─── Source material ───

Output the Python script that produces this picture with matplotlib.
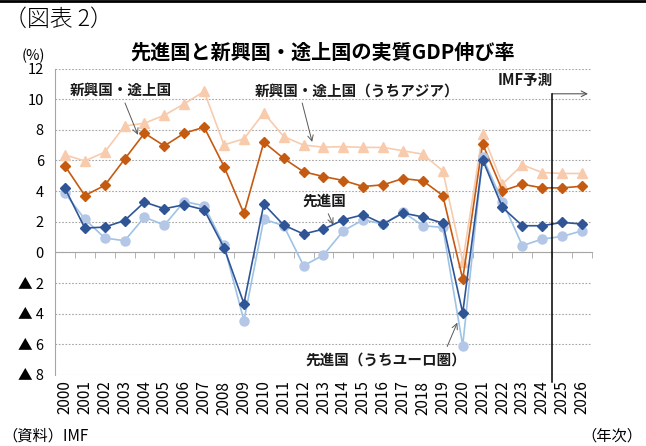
import numpy as np
import matplotlib
matplotlib.use("Agg")
import matplotlib.pyplot as plt
from matplotlib.lines import Line2D

plt.rcParams['font.family'] = ['Noto Sans CJK JP', 'DejaVu Sans']

# data
years = [str(y) for y in range(2000, 2027)]

emerging = [5.65, 3.71, 4.37, 6.08, 7.78, 6.95, 7.78, 8.17, 5.6, 2.54,
            7.19, 6.13, 5.26, 4.95, 4.69, 4.30, 4.41, 4.82, 4.67, 3.71,
            -1.74, 7.08, 4.02, 4.45, 4.21, 4.21, 4.32]
emerging_asia = [6.36, 5.97, 6.54, 8.25, 8.43, 8.95, 9.7, 10.5, 7.02, 7.41,
                 9.1, 7.56, 7.0, 6.87, 6.9, 6.85, 6.85, 6.63, 6.41, 5.32,
                 -0.6, 7.73, 4.47, 5.71, 5.21, 5.15, 5.15]
advanced = [4.19, 1.59, 1.65, 2.08, 3.28, 2.85, 3.11, 2.78, 0.3, -3.34,
            3.15, 1.78, 1.2, 1.52, 2.13, 2.46, 1.85, 2.57, 2.31, 1.91,
            -3.95, 6.05, 2.93, 1.74, 1.74, 1.96, 1.85]
euro_area = [3.87, 2.17, 0.94, 0.76, 2.3, 1.78, 3.32, 3.04, 0.46, -4.45,
             2.17, 1.74, -0.87, -0.17, 1.41, 2.13, 1.85, 2.63, 1.74, 1.63,
             -6.08, 6.2, 3.32, 0.44, 0.87, 1.04, 1.41]

yticks = [12, 10, 8, 6, 4, 2, 0, -2, -4, -6, -8]
ytick_labels = ['12', '10', '8', '6', '4', '2', '0', '▲ 2', '▲ 4', '▲ 6', '▲ 8']

x = np.arange(len(years))

fig = plt.figure(figsize=(6.46, 4.46), dpi=100)
ax = fig.add_axes([0.0851, 0.1592, 0.8313, 0.6872])

ax.plot(x, emerging_asia, color='#F8CBAD', lw=1.2, marker='^', ms=7, zorder=3)
ax.plot(x, emerging, color='#C55A11', lw=1.2, marker='D', ms=5, zorder=4)
ax.plot(x, euro_area, color='#9DC3E6', lw=1.2, marker='o', ms=6.5,
        mfc='#B4C7E7', mec='#B4C7E7', zorder=5)
ax.plot(x, advanced, color='#2F5597', lw=1.2, marker='D', ms=5, zorder=6)

ax.set_xlim(-0.5, len(years) - 0.5)
ax.set_ylim(-8, 12)
ax.set_yticks(yticks)
ax.set_yticklabels(ytick_labels, fontsize=10.5)
ax.tick_params(axis='y', length=0, pad=8)
ax.grid(axis='y', color='#A6A6A6', ls=(0, (1.5, 1.5)), lw=0.8)

for s in ['top', 'right']:
    ax.spines[s].set_visible(False)
ax.spines['left'].set_color('#A6A6A6')
ax.spines['bottom'].set_position(('data', 0))
ax.spines['bottom'].set_color('#A6A6A6')
ax.set_xticks(x)
ax.set_xticklabels([])
ax.set_xticks(np.arange(-0.5, len(years)), minor=True)
ax.tick_params(axis='x', which='major', length=0)
ax.tick_params(axis='x', which='minor', length=4, color='#A6A6A6', direction='out')

sec = ax.secondary_xaxis(0)
sec.set_xticks(x)
sec.set_xticklabels(years, rotation=90, fontsize=11)
sec.tick_params(length=0, pad=4)
sec.spines['bottom'].set_visible(False)

# labels with leader lines
lab = dict(fontsize=10.5, fontweight='bold', color='#1a1a1a')
arr = dict(arrowstyle='->', color='#595959', lw=0.7, shrinkA=0, shrinkB=0)
ax.text(2.82, 10.6, '新興国・途上国', ha='center', va='center', **lab)
ax.annotate('', xy=(3.67, 7.67), xytext=(3.02, 9.75), arrowprops=arr)
ax.text(9.56, 10.47, '新興国・途上国（うちアジア）', ha='left', va='center', **lab)
ax.annotate('', xy=(12.43, 7.21), xytext=(11.93, 9.75), arrowprops=arr)
ax.text(11.93, 3.37, '先進国', ha='left', va='center', **lab)
ax.annotate('', xy=(13.49, 1.8), xytext=(13.24, 2.52), arrowprops=arr)
ax.text(12.08, -6.99, '先進国（うちユーロ圏）', ha='left', va='center', **lab)
ax.annotate('', xy=(19.73, -4.58), xytext=(19.22, -6.14), arrowprops=arr)

# forecast marker
ax.text(21.74, 11.25, 'IMF予測', ha='left', va='center', **lab)
ax.plot([24.5, 24.5], [10.35, -8.45], color='black', lw=1.1, clip_on=False, zorder=7)
ax.annotate('', xy=(26.3, 10.35), xytext=(24.5, 10.35),
            arrowprops=dict(arrowstyle='->', color='#595959', lw=0.8,
                            shrinkA=0, shrinkB=0), annotation_clip=False)

fig.text(0.5, 0.883, '先進国と新興国・途上国の実質GDP伸び率', ha='center', va='center',
         fontsize=14.5, fontweight='bold')
fig.text(0.006, 0.957, '（図表 2）', ha='left', va='center', fontsize=16.5, fontweight='light')
fig.text(0.033, 0.875, '(%)', ha='left', va='center', fontsize=10.5)
fig.text(0.003, 0.022, '（資料）IMF', ha='left', va='center', fontsize=11)
fig.text(0.995, 0.022, '（年次）', ha='right', va='center', fontsize=11)
fig.add_artist(Line2D([0, 1], [0.998, 0.998], color='black', lw=2))

fig.savefig('out.png', dpi=100)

───

Exactly as written, please give again the lines from the beginning of the listing through the line containing "years = [str(y) for y in range(2000, 2027)]", inclusive, without any pictures.

Output the Python script that produces this picture with matplotlib.
import numpy as np
import matplotlib
matplotlib.use("Agg")
import matplotlib.pyplot as plt
from matplotlib.lines import Line2D

plt.rcParams['font.family'] = ['Noto Sans CJK JP', 'DejaVu Sans']

# data
years = [str(y) for y in range(2000, 2027)]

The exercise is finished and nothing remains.